Book cover of Dear Edward

Why this book?

Eddie is twelve when he sets out with his mother, father, and fifteen-year-old brother, to whom he is especially close, on a cross-country flight from Newark to Los Angeles. We know from the beginning what’s ahead: their plane crashes in Colorado due to copilot error, and everyone on board is killed. Except Eddie. Ann Napolitano handles the story beautifully with a dual timeline shifting from the later-relevant stories of a few of the 191 passengers as the plane proceeds toward doom, and what happens after the crash when, in a shattering moment of unfathomable trauma, Eddie loses his family and the entire life he knows. He becomes the “Miracle Boy” with which the media is obsessed. His only aunt and uncle, whose marriage is struggling, take him in to live with them. He knows them, but they’ve not been close. He withdraws emotionally, enters a kind of fugue state, and stops eating. 

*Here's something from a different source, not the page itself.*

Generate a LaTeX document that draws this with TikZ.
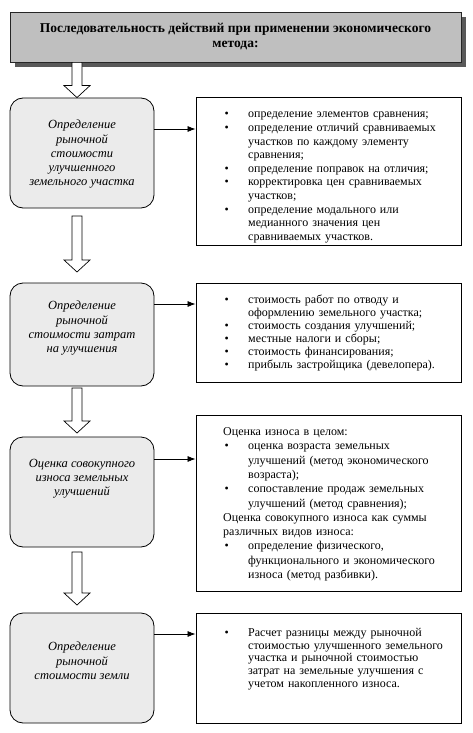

Slowly, a psychiatrist, a school principal, Shaye, a twelve-year-old girl next door, and letters from the family members of crash victims begin to give him a sense of direction. He begins to build a life as his teens advance, and the reader watches some of the almost invisible steps. What I love about this novel is how the author answers the question: if the very worst thing possible happens in life, if I lose even everything I love, is there any way to go on? In this powerful novel, Napolitano says it takes time, support, and enormous patience, but yes. Don’t give up.